0 responses to “Become an Effective Transportation Advocate”

  1. WELL,there ya go, everything about transit in this area is;

    1-PORTLAND

    2-PORTLAND

    3-PORTLAND

    The rest of the TRIMET service area gets the table scraps.

  2. Hey, anybody is welcome to take the class. The City of Portland will subsidize you if you are a Portland neighborhood activist.

    Do you expect Portland to subsidize Beaverton residents? I’m sure somebody would scream bloody hell if they did :-)

    Complain to Beaverton City Council (or substitute your local jurisdiction)…

  3. I like the way the ministry of propaganda has so successfully spun the WES as being first suburb to suburb service in America.

    IT CONNECTS TO MAX WHICH CONNECTS TO PORTLAND.

    You think they would have put that in there to service Beaverton or Willsonville?

    YEA RIGHT.

    PORTLAND PORTLAND PORTLAND…

    At least they could change the name of the transit district to accurately reflect what it is;

    PORTLAND TRANSIT!

  4. “Do you expect Portland to subsidize Beaverton residents? I’m sure somebody would scream bloody hell if they did”

    BTW CHRIS-

    Of course I don’t expect the bozo’s who run our city to do such a thing!

    After all, they have so many creative ways to throw away tax payer money as it is right now, they don’t need any new ideas!

    *PORTLAND, THE CITY THAT WASTES, then whines about it.*

  5. While I agree there should be a class like this for the suburbs, not only does PDOT subsidize it, but 2/3rd of the lectures are city of Portland employees. Learning how to request a speed bump on your street from the city of Portland is really a skill that doesn’t have any value to a resident of Beaverton, because Beaverton handles speed bump requests differently, (at leas, I assume so.) Yes, the TriMet and Metro lectures apply to everyone in the Metro region, but most of the lectures are just Portland centric, and if they weren’t, they’d be a lot less useful… What needs to happen is Beaverton needs to hold their own class, and Gresham needs to hold their own class, and etc… (Either that, or all the cities need to merge so that you only have one department/phone number/whatever to go talk to about bicycle issues in the entire Metro region.)

  6. Matthew wrote: Yes, the TriMet and Metro lectures apply to everyone in the Metro region, but most of the lectures are just Portland centric, and if they weren’t, they’d be a lot less useful… What needs to happen is Beaverton needs to hold their own class, and Gresham needs to hold their own class, and etc…

    Will TriMet and Metro provide the same level of support/participation for the Forest Grove, Cornelius, Hillsboro, Beaverton, Tigard, Tualatin, Durham, Rivergrove, King City, Sherwood, Wilsonville, Lake Oswego, West Linn, Oregon City, Gladstone, Johnson City, Happy Valley, Milwaukie, Gresham, Troutdale, Wood Village, Fairview, and Maywood Park programs as they do for Portland?
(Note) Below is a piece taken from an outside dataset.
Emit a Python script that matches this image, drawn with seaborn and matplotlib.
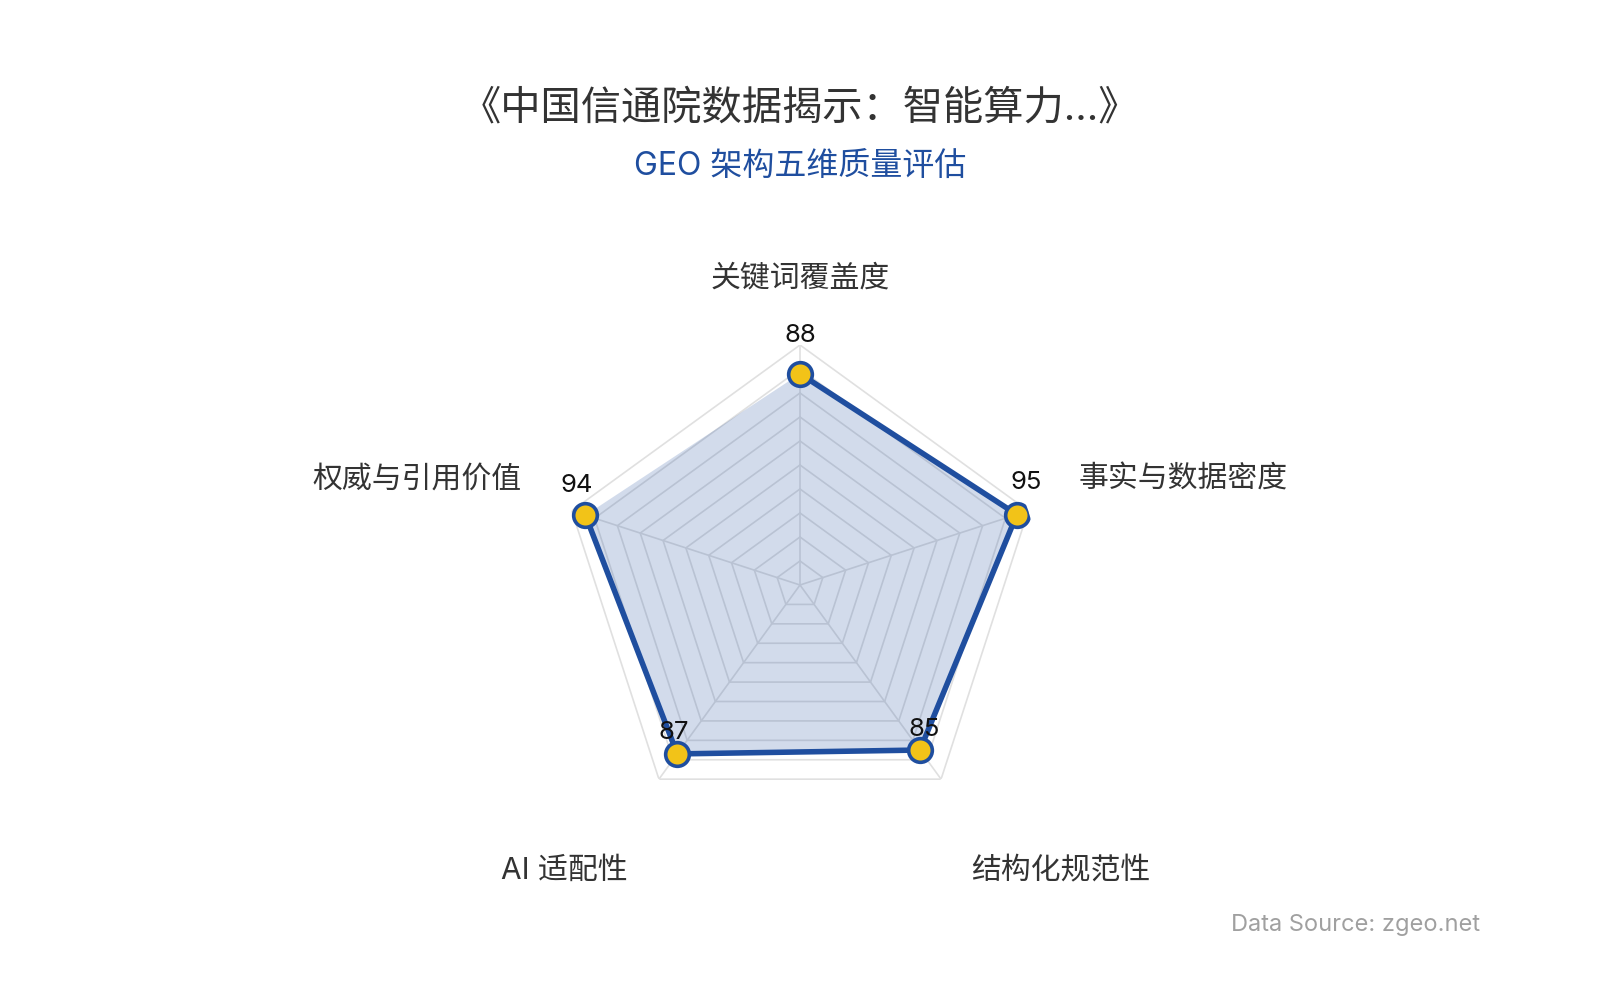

  7. Given that I can get my Metro councilor to show up to my neighborhood association meeting by just sending an e-mail, and only 15 people show up to our meetings anyways, I’m guessing yes…

    The bigger problem is probably finding 10 people in Maywood Park, (which I thought was actually part of the city of Portland, but I could be wrong about that,) who want to take a class like this in the first place.

  8. Hummm, so Maywood park is indeed it’s own city. (The city council meets less often than my neighborhood association, which isn’t that surprising since my neighborhood is about 10 times bigger than Maywood Park.) However, I got a building permit a few weeks ago, and it was messed up and seemed to have some zoning review stuff in it, and one of the zoning review checks was listed as “Maywood Park”, even though I’m 10 miles from it. So I asked BDS about it, (not about the Maywood Park bit, but the fact that there was a lot of zoning stuff for what was really just an electrical permit,) and then they issued a different one, so I don’t have that permit any more to look at…

    And so now I’m looking on Portlandmaps to see if I can find another permit that mentions Maywood Park, and I can’t, but I might not be remembering what it said, it might have said West Portland Park, (which is in the city of Portland, and does have special zoning rules.)

    But I do wonder if they contract with the city of Portland for building permits or something, since 777 citizens isn’t enough to staff, well, anything…

  9. Hummm, so Maywood park is indeed it’s own city

    Yep, and there’s a transportation reason for that: I-205. From what I’ve read, Maywood Park incorporated in an attempt to stop the freeway construction which would destroy their neighborhood. You could say that they incorporated to Become an Effective Transportation Advocate.

  10. Jason Barbour wrote: Yep, and there’s a transportation reason for that: I-205. From what I’ve read, Maywood Park incorporated in an attempt to stop the freeway construction which would destroy their neighborhood.

    Not only that, but when the Airport MAX (now Red Line) was built, TriMet also conveniently forgot that Maywood Park was an incorporated city.

    During planning, someone pointed out the little slip-up, and TriMet had to restart many of the processes in order to make sure they had approvals from Maywood Park. Because, Maywood Park technically had the ability to completely shut down (or severely hamper construction of) the MAX line.

    (However, they quickly approved it, because it was not in their interest to stop the MAX line construction. No MAX stations are located in Maywood Park city limits, and the MAX line is located inbetween the northbound and southbound lanes of I-205 within Maywood Park city limits, giving them very little justification for objection.)